## Goal
Leave the pictures out. Return all other data exactly.

═════ Provided material

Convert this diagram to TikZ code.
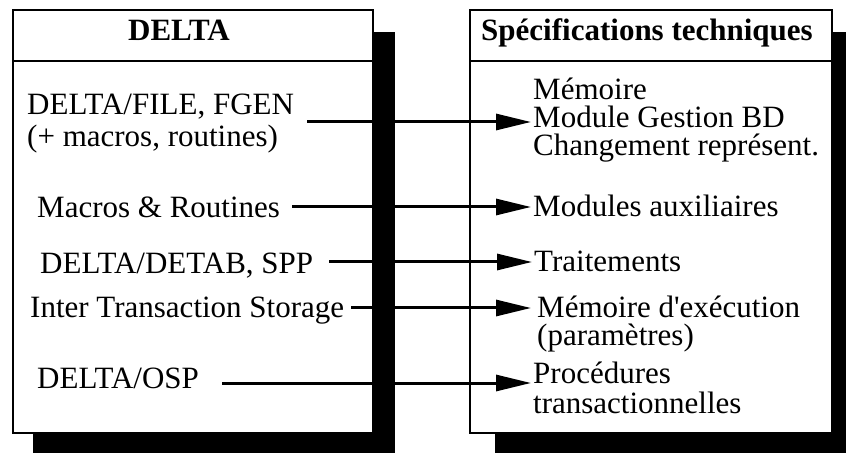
\documentclass[tikz,border=0pt]{standalone}
\usepackage{fontspec}
\setmainfont{Liberation Serif}
\usetikzlibrary{arrows.meta}
\begin{document}
\begin{tikzpicture}[x=1pt,y=-1pt,
  txt/.style={inner sep=0pt, anchor=base west, font=\fontsize{31}{34}\selectfont},
  ttl/.style={inner sep=0pt, anchor=base, font=\fontsize{31}{34}\selectfont\bfseries},
  boxline/.style={draw=black, line width=2.2pt, fill=white, inner sep=0pt, anchor=north west},
  shadowbox/.style={fill=black},
  sep/.style={line width=2.2pt},
  arr/.style={line width=3pt, -{Triangle[length=35pt,width=16pt]}, shorten >=2pt}]
\useasboundingbox (0,0) rectangle (846,454);
% shadows
\fill[shadowbox] (33,32) rectangle (395,453);
\fill[shadowbox] (495,32) rectangle (846,453);
% boxes
\node[boxline, minimum width=360pt, minimum height=423pt] (lbox) at (12,9) {};
\node[boxline, minimum width=362pt, minimum height=423pt] (rbox) at (469,9) {};
\draw[sep] (lbox.west |- 0,61) -- (lbox.east |- 0,61);
\draw[sep] (rbox.west |- 0,61) -- (rbox.east |- 0,61);
% titles
\node[ttl] (tl) at (179,41) {DELTA};
\node[ttl] (tr) at (647,41) {Spécifications techniques};
% left texts
\node[txt] (l1a) at (27,115) {DELTA/FILE, FGEN};
\node[txt] (l1b) at (27,147) {(+ macros, routines)};
\node[txt] (l2) at (37,218) {Macros \& Routines};
\node[txt] (l3) at (40,274) {DELTA/DETAB, SPP};
\node[txt] (l4) at (30,318) {Inter Transaction Storage};
\node[txt] (l5) at (37,388) {DELTA/OSP};
% right texts
\node[txt] (r1a) at (533,100) {Mémoire};
\node[txt] (r1b) at (533,128) {Module Gestion BD};
\node[txt] (r1c) at (533,156) {Changement représent.};
\node[txt] (r2) at (533,217) {Modules auxiliaires};
\node[txt] (r3) at (534,272) {Traitements};
\node[txt] (r4a) at (537,317) {Mémoire d\textquotesingle exécution};
\node[txt] (r4b) at (537,345) {(paramètres)};
\node[txt] (r5a) at (533,383) {Procédures};
\node[txt] (r5b) at (533,413) {transactionnelles};
% connector starts
\coordinate (s1) at (307,122);
\coordinate (s2) at (292,207);
\coordinate (s3) at (329,262);
\coordinate (s4) at (351,308);
\coordinate (s5) at (222,383);
\draw[arr] (s1) -- (s1 -| r1b.west);
\draw[arr] (s2) -- (s2 -| r2.west);
\draw[arr] (s3) -- (s3 -| r3.west);
\draw[arr] (s4) -- (s4 -| r1b.west);
\draw[arr] (s5) -- (s5 -| r5a.west);
\end{tikzpicture}
\end{document}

══════════

## Worked solution
Convert this diagram to TikZ code.
\documentclass[tikz,border=0pt]{standalone}
\usepackage{fontspec}
\setmainfont{Liberation Serif}
\usetikzlibrary{arrows.meta}
\begin{document}
\begin{tikzpicture}[x=1pt,y=-1pt,
  txt/.style={inner sep=0pt, anchor=base west, font=\fontsize{31}{34}\selectfont},
  ttl/.style={inner sep=0pt, anchor=base, font=\fontsize{31}{34}\selectfont\bfseries},
  boxline/.style={draw=black, line width=2.2pt, fill=white, inner sep=0pt, anchor=north west},
  shadowbox/.style={fill=black},
  sep/.style={line width=2.2pt},
  arr/.style={line width=3pt, -{Triangle[length=35pt,width=16pt]}, shorten >=2pt}]
\useasboundingbox (0,0) rectangle (846,454);
% shadows
\fill[shadowbox] (33,32) rectangle (395,453);
\fill[shadowbox] (495,32) rectangle (846,453);
% boxes
\node[boxline, minimum width=360pt, minimum height=423pt] (lbox) at (12,9) {};
\node[boxline, minimum width=362pt, minimum height=423pt] (rbox) at (469,9) {};
\draw[sep] (lbox.west |- 0,61) -- (lbox.east |- 0,61);
\draw[sep] (rbox.west |- 0,61) -- (rbox.east |- 0,61);
% titles
\node[ttl] (tl) at (179,41) {DELTA};
\node[ttl] (tr) at (647,41) {Spécifications techniques};
% left texts
\node[txt] (l1a) at (27,115) {DELTA/FILE, FGEN};
\node[txt] (l1b) at (27,147) {(+ macros, routines)};
\node[txt] (l2) at (37,218) {Macros \& Routines};
\node[txt] (l3) at (40,274) {DELTA/DETAB, SPP};
\node[txt] (l4) at (30,318) {Inter Transaction Storage};
\node[txt] (l5) at (37,388) {DELTA/OSP};
% right texts
\node[txt] (r1a) at (533,100) {Mémoire};
\node[txt] (r1b) at (533,128) {Module Gestion BD};
\node[txt] (r1c) at (533,156) {Changement représent.};
\node[txt] (r2) at (533,217) {Modules auxiliaires};
\node[txt] (r3) at (534,272) {Traitements};
\node[txt] (r4a) at (537,317) {Mémoire d\textquotesingle exécution};
\node[txt] (r4b) at (537,345) {(paramètres)};
\node[txt] (r5a) at (533,383) {Procédures};
\node[txt] (r5b) at (533,413) {transactionnelles};
% connector starts
\coordinate (s1) at (307,122);
\coordinate (s2) at (292,207);
\coordinate (s3) at (329,262);
\coordinate (s4) at (351,308);
\coordinate (s5) at (222,383);
\draw[arr] (s1) -- (s1 -| r1b.west);
\draw[arr] (s2) -- (s2 -| r2.west);
\draw[arr] (s3) -- (s3 -| r3.west);
\draw[arr] (s4) -- (s4 -| r1b.west);
\draw[arr] (s5) -- (s5 -| r5a.west);
\end{tikzpicture}
\end{document}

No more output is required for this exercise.